College enrollees over 25 years of age more than doubled in number between 1970 and today (up 122 percent), while those under 25 increased only 12 percent for the period. Part-time enrollees now account for almost half -- 44 percent -- of the total number of students at American institutions of higher learning, compared with a third in 1970.

The old college-student stereotype falls apart even more when we look at where today's new breed of college students go to school. Enrollments at two-year colleges have jumped 116 percent since 1970, while four-year institutions showed only a 17-percent gain for the period. Enrollees in two-year institutions now account for 40 percent of college enrollment compared with 26 percent in 1970. The shift is helped by two-year colleges being cheaper and generally not imposing rigorous entry and exit requirements.

When it comes to abuses, the colleges themselves are unlikely to seek reform, or even sit still for any changes at all in student aid. As participants in a growth industry, they would seem to prefer to go with the flow -- particularly the two-year colleges. They account for 40 percent of the total college enrollments today and show the greatest growth -- some 58 percent of all colleges founded in the past 10 years were of the two-year variety -- and hence exhibit the greatest awareness of market trends.

This proliferation of two-year colleges, with the biggest enrollment gains among the public ones, will put even more pressure on the federal government's student grant and loan programs. Public two-year colleges, which get 80 percent of their total student aid from the Department of Education, are least able to provide loans and scholarships of their own. It is they, not the four-year schools, that appeal so strongly to the over-25 part-time students now filing into classrooms. And, as the federal system works, these students or any student attending college at least half-time can apply for aid, despite the fact that the federal student-aid program was not designed to enhance the careers or enrich the lives of adults earning comfortable salaries.

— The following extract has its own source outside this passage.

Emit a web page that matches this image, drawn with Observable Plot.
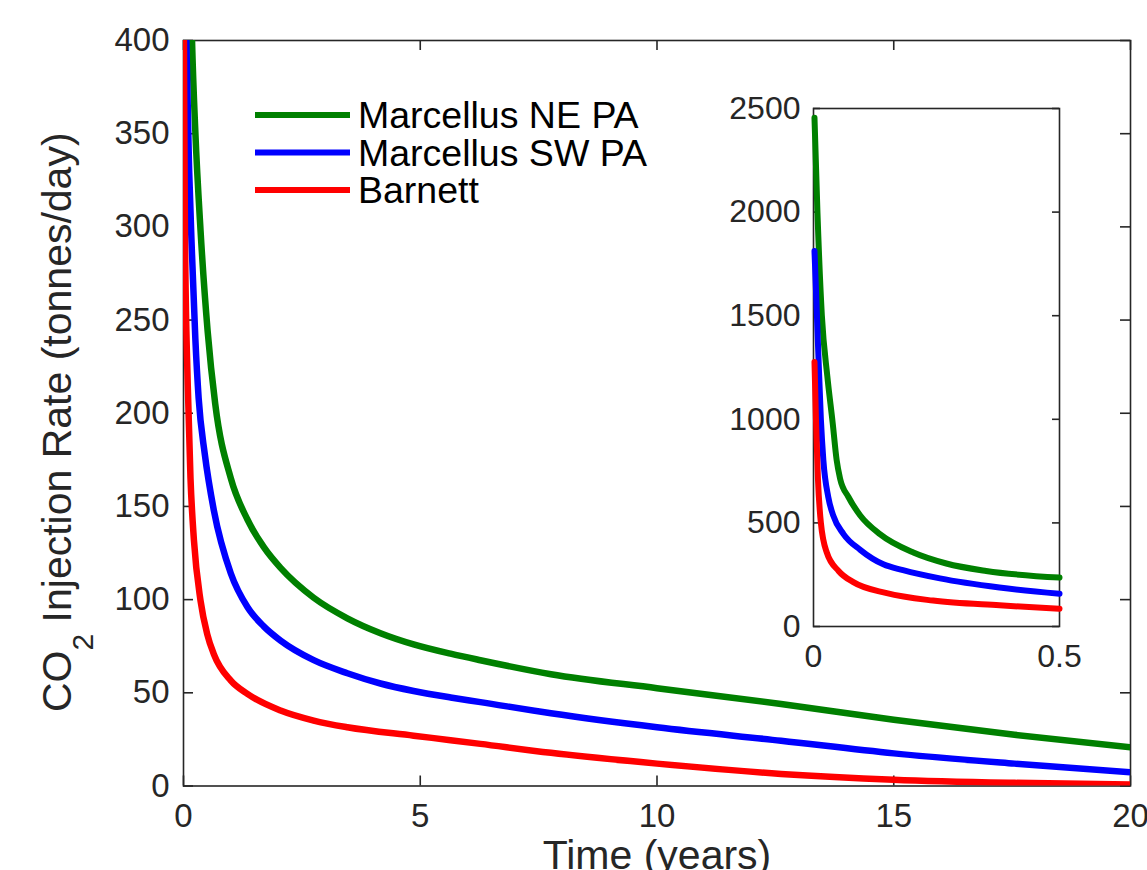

There is no question colleges and universities are in trouble. They face the realities of a declining population of typical college-age students, threats to the federal support they've relied heavily upon, a period in which the greatest job demands are in skill areas that do not require a college education and the public's disenchantment with the quality of higher education.

To survive they are going to have to bring costs in line with quality of the product. A Study Group on the Conditions of Excellence in American Higher Education, in a recent report, stated, "Virtually all institutions of higher education, public and private, are dependent on some form of enrollment-driven funding and hence tend to serve the changing whims of demand rather than student needs." There is abundant evidence that a college education pays off and that a good education pays off more than a poor one.

And, of course, Uncle Sam needs to get his house in order, too, and come up with some answers about where its student aid money has been going and to whom and for what kinds of higher education. The Department of Education cannot say today who's been getting its money to go to college by age of student, family-income level, whether the student is full-time or part-time, going to a two-year or four-year college. About all we know for sure is that about half of the 7.5 million full- time equivalent students get at least part of their college education paid for by the taxpayers.

Until the federal government comes up with some hard figures showing how it is spending its ever increasing dollars for assistance to students going to college and the institutions of higher education account for their soaring costs, cries for more student aid dollars don't make a lot of sense.